Most participants are likely in the action or maintenance stage when they join your program because they had to take action to sign up for your program. You may, of course, still get participants who are in different stages of their health journey or are less motivated than the others.

It’s important to keep the stages of change in mind as you run your entire program. This will ensure that you can offer variations in content or coaching style for those at different stages, or group participants together who are at the same stage. You may want to focus your coaching on those in the middle stages while giving other options for those in earlier or later stages. For example, those in the maintenance stage will require options to solidify the behavior and mitigate returning to old habits, or an opportunity to take it further. For those in the action stage, they are likely newer and open to what you are teaching and will thrive off the core material of your program.

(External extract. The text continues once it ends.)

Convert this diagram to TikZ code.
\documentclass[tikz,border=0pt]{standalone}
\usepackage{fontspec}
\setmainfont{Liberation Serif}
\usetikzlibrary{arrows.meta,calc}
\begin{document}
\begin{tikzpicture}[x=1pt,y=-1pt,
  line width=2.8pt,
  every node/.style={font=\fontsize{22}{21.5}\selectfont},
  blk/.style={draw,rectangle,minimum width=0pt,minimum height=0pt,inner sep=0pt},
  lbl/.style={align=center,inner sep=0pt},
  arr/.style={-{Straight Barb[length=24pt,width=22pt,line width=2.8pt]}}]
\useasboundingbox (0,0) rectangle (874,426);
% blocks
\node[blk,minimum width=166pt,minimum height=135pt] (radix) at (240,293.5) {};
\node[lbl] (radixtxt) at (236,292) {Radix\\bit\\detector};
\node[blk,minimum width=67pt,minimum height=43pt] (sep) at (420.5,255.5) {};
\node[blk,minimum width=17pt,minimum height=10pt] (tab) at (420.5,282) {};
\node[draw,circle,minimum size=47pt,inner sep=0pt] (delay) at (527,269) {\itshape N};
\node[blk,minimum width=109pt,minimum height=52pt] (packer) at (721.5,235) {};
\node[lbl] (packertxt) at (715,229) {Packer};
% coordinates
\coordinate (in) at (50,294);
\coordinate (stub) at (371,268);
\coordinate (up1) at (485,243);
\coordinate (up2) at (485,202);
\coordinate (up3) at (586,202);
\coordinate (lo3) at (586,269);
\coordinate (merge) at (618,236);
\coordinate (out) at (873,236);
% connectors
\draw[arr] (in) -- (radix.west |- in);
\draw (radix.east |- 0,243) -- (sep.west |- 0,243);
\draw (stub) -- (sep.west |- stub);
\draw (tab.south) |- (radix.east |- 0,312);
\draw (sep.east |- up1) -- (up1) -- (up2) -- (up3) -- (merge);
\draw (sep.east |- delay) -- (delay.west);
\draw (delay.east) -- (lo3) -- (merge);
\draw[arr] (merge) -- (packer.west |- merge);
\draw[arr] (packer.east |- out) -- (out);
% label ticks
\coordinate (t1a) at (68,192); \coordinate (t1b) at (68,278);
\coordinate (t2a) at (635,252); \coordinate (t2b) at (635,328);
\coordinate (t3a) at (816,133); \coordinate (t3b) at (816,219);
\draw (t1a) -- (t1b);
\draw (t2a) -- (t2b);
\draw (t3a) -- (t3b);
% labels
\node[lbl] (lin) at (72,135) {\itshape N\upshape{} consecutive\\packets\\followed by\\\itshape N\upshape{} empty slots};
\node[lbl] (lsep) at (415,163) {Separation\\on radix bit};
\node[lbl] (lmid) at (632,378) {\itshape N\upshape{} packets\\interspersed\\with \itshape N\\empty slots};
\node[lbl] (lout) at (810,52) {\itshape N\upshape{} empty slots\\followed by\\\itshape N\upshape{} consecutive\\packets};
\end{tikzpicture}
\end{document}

How can you begin to identify where your participants are in the stages of change?

  • Have them complete a questionnaire before they sign up, or at the beginning of the program. You may want to give this questionnaire multiple times throughout the program to see if their stage of change shifts.
  • Consider using a personality test to give you insight into their top strengths (Try the free character strength survey from the Institute on Character), or an assessment that helps identify their motivation and behavior change style (Try Gretchen Rubin’s Four Tendencies quiz). You can also use this data to have discussions with participants around how they can leverage these traits to reach their health goals.
  • Simply have your participants self identify which stage of change they are at.

When you start to implement and run your program, you really get to see all of your planning come to life! Your hard work is sure to pay off, as long as you prioritize the presentation and delivery of your content as well as keep your participants engaged and motivated throughout.

When delivering your program, remember that you shouldn’t be afraid to adjust as you get feedback! The feedback and cues you’ll receive from your participants in the first few weeks, and you may want to tweak your content or your accountability/engagement strategy for upcoming weeks. Keep track of the valuable feedback you get, not only for the duration of your current program but for when planning your future programs.